Talking with Your Teen about Your Divorce
There’s really no way to navigate through an experience like divorce without anyone getting hurt, and our children are no different from ourselves in that respect. But the amount of hurt and confusion that is caused by this difficult transition can be minimized with the right kind of communication. Teenagers, in particular, can benefit from the opportunity to air their own feelings, have their questions answered, and form some kind of picture of what life is going to look like from now on. Teens are also likely to react to the prospect of their parents’ divorce in a way that differs vastly from the way in which younger children might react. For one thing, they’re more likely to see themselves within the equation. They’re at an age when they’re exploring the opposite sex, discovering their sexuality, and possibly fantasizing “happily ever after” scenarios involving a sweetheart. Hearing about their parents’ divorce can drastically repaint the mental images that they have about their own future. After all, their parents served as their first models for how the sexes relate to one another. Divorce, then, can shatter the expectations that they have about how their own lives might unfold.
Teenagers, in particular, can benefit from the opportunity to air their own feelings, have their questions answered, and form some kind of picture of what life is going to look like from now on.

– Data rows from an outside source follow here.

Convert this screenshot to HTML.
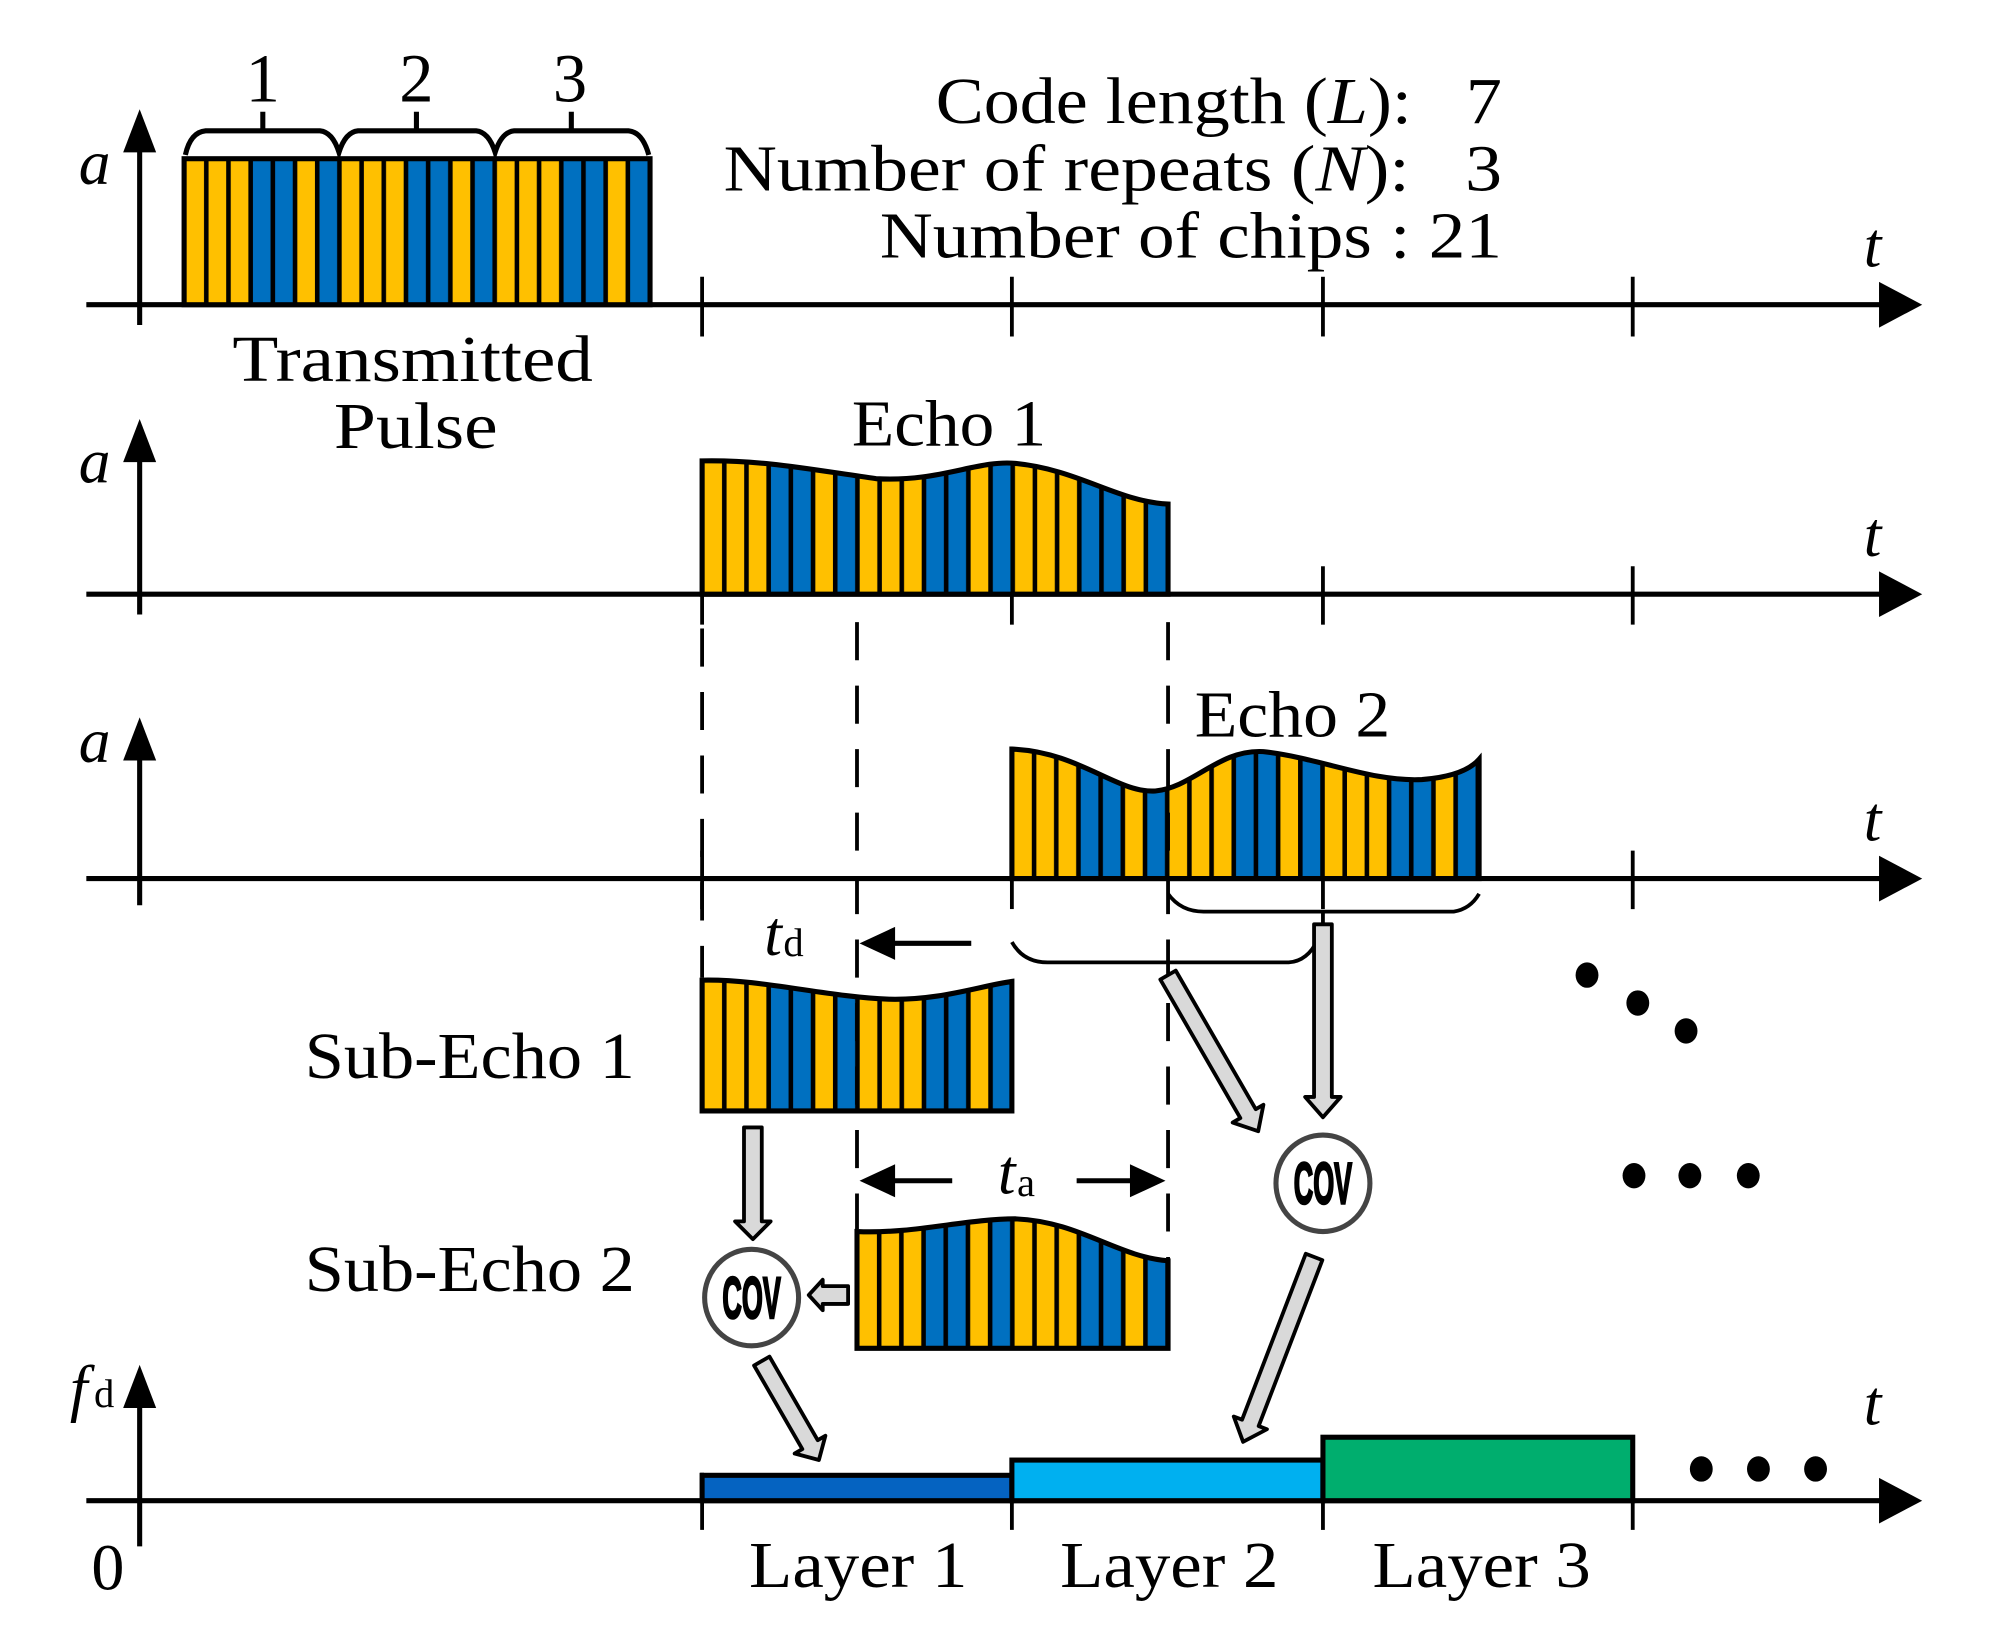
<!DOCTYPE html>
<html><head><meta charset="utf-8"><style>
html,body{margin:0;padding:0;background:#fff;}
svg{display:block;}
text{font-family:"Liberation Serif",serif;fill:#000;}
</style></head><body>
<svg width="1990" height="1632" viewBox="0 0 1567.4 1285.4" xmlns="http://www.w3.org/2000/svg">
<defs>
<g id="chips7">
<rect x="0" y="0" width="52.43" height="2000" fill="#FFC000"/>
<rect x="52.43" y="0" width="34.95" height="2000" fill="#0070C0"/>
<rect x="87.38" y="0" width="17.48" height="2000" fill="#FFC000"/>
<rect x="104.86" y="0" width="17.48" height="2000" fill="#0070C0"/>
<g stroke="#000" stroke-width="3.6">
<line x1="0" y1="0" x2="0" y2="2000"/><line x1="17.48" y1="0" x2="17.48" y2="2000"/><line x1="34.95" y1="0" x2="34.95" y2="2000"/><line x1="52.43" y1="0" x2="52.43" y2="2000"/><line x1="69.9" y1="0" x2="69.9" y2="2000"/><line x1="87.38" y1="0" x2="87.38" y2="2000"/><line x1="104.86" y1="0" x2="104.86" y2="2000"/><line x1="122.33" y1="0" x2="122.33" y2="2000"/>
</g>
</g>
<pattern id="p145" patternUnits="userSpaceOnUse" x="145" y="0" width="122.33" height="2000"><use href="#chips7"/></pattern>
<pattern id="p553" patternUnits="userSpaceOnUse" x="553" y="0" width="122.33" height="2000"><use href="#chips7"/></pattern>
<pattern id="p797" patternUnits="userSpaceOnUse" x="797" y="0" width="122.33" height="2000"><use href="#chips7"/></pattern>
<pattern id="p675" patternUnits="userSpaceOnUse" x="675" y="0" width="122.33" height="2000"><use href="#chips7"/></pattern>
</defs>

<g stroke="#000" stroke-width="4" fill="none">
<line x1="68" y1="240" x2="1485" y2="240"/>
<line x1="68" y1="468" x2="1485" y2="468"/>
<line x1="68" y1="692" x2="1485" y2="692"/>
<line x1="68" y1="1182" x2="1485" y2="1182"/>
<line x1="110" y1="110" x2="110" y2="256"/>
<line x1="110" y1="355" x2="110" y2="484"/>
<line x1="110" y1="590" x2="110" y2="713"/>
<line x1="110" y1="1100" x2="110" y2="1218"/>
</g>
<g stroke="#000" stroke-width="3">
<line x1="553" y1="218" x2="553" y2="265"/><line x1="797" y1="218" x2="797" y2="265"/><line x1="1042" y1="218" x2="1042" y2="265"/><line x1="1286" y1="218" x2="1286" y2="265"/>
<line x1="553" y1="446" x2="553" y2="492"/><line x1="797" y1="468" x2="797" y2="492"/><line x1="1042" y1="446" x2="1042" y2="492"/><line x1="1286" y1="446" x2="1286" y2="492"/>
<line x1="553" y1="670" x2="553" y2="716"/><line x1="797" y1="692" x2="797" y2="716"/><line x1="1042" y1="670" x2="1042" y2="716"/><line x1="1286" y1="670" x2="1286" y2="716"/>
<line x1="553" y1="1160" x2="553" y2="1205"/><line x1="797" y1="1160" x2="797" y2="1205"/><line x1="1042" y1="1160" x2="1042" y2="1205"/><line x1="1286" y1="1160" x2="1286" y2="1205"/>
</g>
<g fill="#000">
<polygon points="1480,222 1514,240 1480,258"/>
<polygon points="1480,450 1514,468 1480,486"/>
<polygon points="1480,674 1514,692 1480,710"/>
<polygon points="1480,1164 1514,1182 1480,1200"/>
<polygon points="110,86 97,120 123,120"/>
<polygon points="110,330 97,364 123,364"/>
<polygon points="110,565 97,599 123,599"/>
<polygon points="110,1075 97,1109 123,1109"/>
</g>

<rect x="145" y="125" width="367" height="115" fill="url(#p145)" stroke="#000" stroke-width="4"/>
<g stroke="#000" stroke-width="4" fill="none">
<path d="M146,122 Q150,104 162,103 L252,103 Q262,104 267,120 Q272,104 282,103 L375,103 Q385,104 390,120 Q395,104 405,103 L495,103 Q506,104 511,122"/>
<line x1="207" y1="88" x2="207" y2="103"/><line x1="328" y1="88" x2="328" y2="103"/><line x1="450" y1="88" x2="450" y2="103"/>
</g>
<g font-size="54"><text x="207" y="80" text-anchor="middle">1</text><text x="328" y="80" text-anchor="middle">2</text><text x="449" y="80" text-anchor="middle">3</text></g>

<g font-size="52" lengthAdjust="spacingAndGlyphs">
<text x="737" y="97" textLength="446" lengthAdjust="spacingAndGlyphs" xml:space="preserve">Code length (<tspan font-style="italic">L</tspan>):   7</text>
<text x="570" y="150" textLength="613" lengthAdjust="spacingAndGlyphs" xml:space="preserve">Number of repeats (<tspan font-style="italic">N</tspan>):   3</text>
<text x="693" y="203" textLength="490" lengthAdjust="spacingAndGlyphs">Number of chips : 21</text>
<text x="183" y="300" textLength="284" lengthAdjust="spacingAndGlyphs">Transmitted</text>
<text x="263" y="353" textLength="129" lengthAdjust="spacingAndGlyphs">Pulse</text>
<text x="671" y="351" textLength="153" lengthAdjust="spacingAndGlyphs">Echo 1</text>
<text x="941" y="580" textLength="154" lengthAdjust="spacingAndGlyphs">Echo 2</text>
<text x="240" y="849" textLength="260" lengthAdjust="spacingAndGlyphs">Sub-Echo 1</text>
<text x="240" y="1017" textLength="260" lengthAdjust="spacingAndGlyphs">Sub-Echo 2</text>
<text x="590" y="1250" textLength="172" lengthAdjust="spacingAndGlyphs">Layer 1</text>
<text x="835" y="1250" textLength="172" lengthAdjust="spacingAndGlyphs">Layer 2</text>
<text x="1081" y="1250" textLength="172" lengthAdjust="spacingAndGlyphs">Layer 3</text>
<text x="72" y="1252">0</text>
</g>
<g font-size="50" font-style="italic">
<text x="62" y="145">a</text><text x="62" y="380">a</text><text x="62" y="600">a</text>
<text x="55" y="1110">f</text>
<text x="1468" y="210">t</text><text x="1468" y="438">t</text><text x="1468" y="662">t</text><text x="1468" y="1122">t</text>
<text x="602" y="752">t</text><text x="786" y="940">t</text>
</g>
<g font-size="32"><text x="74" y="1108">d</text><text x="617" y="753">d</text><text x="801" y="942">a</text></g>

<path d="M553,468 L553,363 C600,362 640,370 690,377 C740,380 770,362 800,365 C850,370 880,395 920,397 L920,468 Z" fill="url(#p553)" stroke="#000" stroke-width="4"/>
<path d="M797,692 L797,590 C850,592 880,625 910,623 C940,620 960,590 995,592 C1040,597 1080,616 1120,614 C1145,612 1158,606 1165,598 L1165,692 Z" fill="url(#p797)" stroke="#000" stroke-width="4"/>
<path d="M553,875 L553,772 C600,771 650,785 700,787 C740,788 770,777 797,773 L797,875 Z" fill="url(#p553)" stroke="#000" stroke-width="4"/>
<path d="M675,1062 L675,970 C720,972 760,960 800,960 C850,962 880,990 920,993 L920,1062 Z" fill="url(#p675)" stroke="#000" stroke-width="4"/>

<g stroke="#000" stroke-width="3" stroke-dasharray="30,20" fill="none">
<line x1="553" y1="495" x2="553" y2="770"/>
<line x1="675" y1="490" x2="675" y2="968"/>
<line x1="920" y1="490" x2="920" y2="1062"/>
</g>

<g stroke="#000" stroke-width="4">
<line x1="700" y1="743" x2="765" y2="743"/>
<line x1="700" y1="930" x2="750" y2="930"/>
<line x1="848" y1="930" x2="895" y2="930"/>
</g>
<g fill="#000">
<polygon points="677,743 705,730 705,756"/>
<polygon points="677,930 705,917 705,943"/>
<polygon points="918,930 890,917 890,943"/>
</g>

<g stroke="#000" stroke-width="3" fill="none">
<path d="M920,704 Q930,718 948,718 L1145,718 Q1158,716 1165,704"/>
<path d="M797,742 Q806,758 825,758 L1015,758 Q1030,757 1038,740"/>
<line x1="1042" y1="718" x2="1042" y2="730"/>
</g>

<g fill="#d9d9d9" stroke="#000" stroke-width="3" stroke-linejoin="round">
<polygon transform="translate(1042,728)" points="-7,0 7,0 7,136 14,136 0,152 -14,136 -7,136"/>
<polygon transform="translate(920,768) rotate(-30)" points="-7,0 7,0 7,126 14,126 0,142 -14,126 -7,126"/>
<polygon transform="translate(1035,990) rotate(21)" points="-7,0 7,0 7,140 14,140 0,156 -14,140 -7,140"/>
<polygon transform="translate(593,888)" points="-7,0 7,0 7,74 14,74 0,88 -14,74 -7,74"/>
<polygon transform="translate(600,1072) rotate(-30)" points="-7,0 7,0 7,76 14,76 0,90 -14,76 -7,76"/>
<polygon transform="translate(668,1020) rotate(90)" points="-7,0 7,0 7,20 12,20 0,31 -12,20 -7,20"/>
</g>

<g fill="#fff" stroke="#444" stroke-width="4">
<ellipse cx="1042" cy="932" rx="37" ry="38"/>
<ellipse cx="592" cy="1022" rx="37" ry="38"/>
</g>
<g font-weight="bold" font-size="46">
<text x="1019" y="948" textLength="46" lengthAdjust="spacingAndGlyphs" stroke="#000" stroke-width="2" style="font-family:'Liberation Sans',sans-serif">COV</text>
<text x="569" y="1038" textLength="46" lengthAdjust="spacingAndGlyphs" stroke="#000" stroke-width="2" style="font-family:'Liberation Sans',sans-serif">COV</text>
</g>

<g stroke="#000" stroke-width="4">
<rect x="553" y="1162" width="244" height="20" fill="#0563C1"/>
<rect x="797" y="1150" width="245" height="32" fill="#00B0F0"/>
<rect x="1042" y="1132" width="244" height="50" fill="#00AE6E"/>
</g>

<g fill="#000">
<ellipse cx="1250" cy="768" rx="9" ry="10"/><ellipse cx="1290" cy="790" rx="9" ry="10"/><ellipse cx="1328" cy="812" rx="9" ry="10"/>
<ellipse cx="1287" cy="926" rx="9" ry="10"/><ellipse cx="1331" cy="926" rx="9" ry="10"/><ellipse cx="1377" cy="926" rx="9" ry="10"/>
<ellipse cx="1340" cy="1157" rx="9" ry="10"/><ellipse cx="1385" cy="1157" rx="9" ry="10"/><ellipse cx="1430" cy="1157" rx="9" ry="10"/>
</g>
</svg>
</body></html>
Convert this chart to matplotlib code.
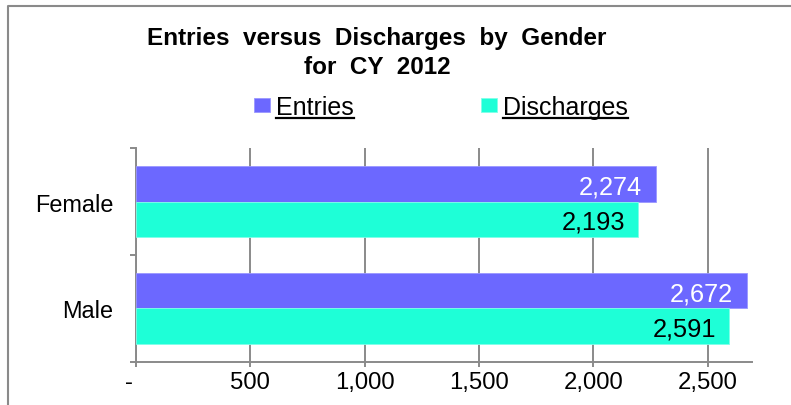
import matplotlib
matplotlib.use("Agg")
import matplotlib.pyplot as plt
from matplotlib.lines import Line2D
from matplotlib.ticker import FuncFormatter, FixedLocator

# ---- data ----
categories = ["Male", "Female"]          # bottom to top
entries = [2672, 2274]
discharges = [2591, 2193]
series_names = ["Entries", "Discharges"]
x_ticks = [0, 500, 1000, 1500, 2000, 2500]

# ---- style ----
C_ENT = "#6C68FF"
C_DIS = "#1EFFD7"
GRAY = "#8A8A8A"
W, H, DPI = 791, 406, 100
plt.rcParams["font.family"] = ["Liberation Sans", "DejaVu Sans"]

fig = plt.figure(figsize=(W / DPI, H / DPI), dpi=DPI)
ax = fig.add_axes([135.7 / W, 1 - 362.7 / H, 616 / W, 213.4 / H])

ypos = list(range(len(categories)))
bh = 0.33
off = 0.165
b1 = ax.barh([y + off for y in ypos], entries, height=bh, color=C_ENT,
             edgecolor="#9A97FF", linewidth=0.6, label=series_names[0], zorder=3)
b2 = ax.barh([y - off for y in ypos], discharges, height=bh, color=C_DIS,
             edgecolor="#7FFFE9", linewidth=0.6, label=series_names[1], zorder=3)

for y, v in zip(ypos, entries):
    ax.annotate(f"{v:,}", (v, y + off), xytext=(-10, 0), textcoords="offset points",
                ha="right", va="center_baseline", color="white", fontsize=18.3, zorder=4)
for y, v in zip(ypos, discharges):
    ax.annotate(f"{v:,}", (v, y - off), xytext=(-9, 0), textcoords="offset points",
                ha="right", va="center_baseline", color="black", fontsize=18.3, zorder=4)

ax.set_xlim(0, 2692)
ax.set_ylim(-0.5, len(categories) - 0.5)

ax.xaxis.set_major_locator(FixedLocator(x_ticks))
ax.xaxis.set_major_formatter(FuncFormatter(lambda v, p: "-  " if v == 0 else f"{int(v):,}"))
ax.tick_params(axis="x", which="major", length=3.6, width=1.4, color=GRAY,
               pad=3.0, labelsize=17.2)

ax.yaxis.set_major_locator(FixedLocator([y - 0.5 for y in range(len(categories) + 1)]))
ax.yaxis.set_major_formatter(FuncFormatter(lambda v, p: ""))
ax.yaxis.set_minor_locator(FixedLocator(ypos))
ax.yaxis.set_minor_formatter(FuncFormatter(lambda v, p: categories[int(round(v))]))
ax.tick_params(axis="y", which="major", length=4.3, width=1.4, color=GRAY)
ax.tick_params(axis="y", which="minor", length=0, pad=16, labelsize=16.9)

ax.grid(axis="x", color=GRAY, linewidth=1.4, zorder=0)
ax.set_axisbelow(True)
for s in ["top", "right"]:
    ax.spines[s].set_visible(False)
for s in ["left", "bottom"]:
    ax.spines[s].set_color(GRAY)
    ax.spines[s].set_linewidth(1.4)

# title
fig.text(377 / W, 1 - 45 / H, "Entries  versus  Discharges  by  Gender",
         ha="center", va="baseline", fontsize=17.5, fontweight="bold")
fig.text(377 / W, 1 - 74 / H, "for  CY  2012",
         ha="center", va="baseline", fontsize=17.5, fontweight="bold")

# legend
leg = fig.legend(handles=[b1, b2], loc="center left",
                 bbox_to_anchor=(254.3 / W, 1 - 108 / H), ncol=2, frameon=False,
                 fontsize=18, handlelength=0.64, handleheight=0.52,
                 handletextpad=0.24, columnspacing=5.07, borderpad=0,
                 borderaxespad=0)

# outer chart-area border (left and top visible)
fig.add_artist(Line2D([7.5 / W, 7.5 / W, 1.0], [0, 1 - 6.5 / H, 1 - 6.5 / H],
                      transform=fig.transFigure, color=GRAY, linewidth=1.5))

# underline legend texts
fig.canvas.draw()
r = fig.canvas.get_renderer()
for t in leg.get_texts():
    bb = t.get_window_extent(r)
    yy = (bb.y0 + 1.5) / H
    fig.add_artist(Line2D([bb.x0 / W, bb.x1 / W], [yy, yy], transform=fig.transFigure,
                          color="black", linewidth=1.6))

fig.savefig("out.png", dpi=DPI)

This is a place where they can benefit from knowing more about why the divorce is happening, so that they can put it in a calmer perspective. Teens experience a lot of worries and anxieties on the best of days, and these feelings will be intensified when they hear about your divorce. Also, you don’t want them to go completely the other way and shut down emotionally as a way of protecting themselves. Talking will allow them to process their feelings and put their thoughts into some kind of context that makes sense. Ideally, both parents should be present together when telling kids about their divorce. This helps the reality to sink in (instead of all this divorce talk seeming like one parent’s idea or reaction), and can cut through a lot of potential blame and contradicting stories. If for some reason you have to do it alone, be objective and fair. Criticizing the other parent, or trying to win the allegiance of your kids, will only cause pain and confusion. It’s best to be firm – not indecisive – and also give your kids the space and freedom to experience and express whatever reactions they have to the news. Also be sure to give them all the pertinent information that you can about how their lives will be impacted, such as who they will live with, and whether there’ll be a move and change of schools involved. The more questions that teenagers have answered, the less they’re left with to agonize about. There may be many reactions. They may be angry, or they may be hurt. They may be shocked, or they may have long seen this coming. Be aware that this is only the first of a series of talks that you’ll need to have, not the final word. Teens will typically move through a series of emotional responses to the news, from denial to blame to acceptance. At each stage, they will benefit from more opportunities to communicate with you, and to have their feelings validated.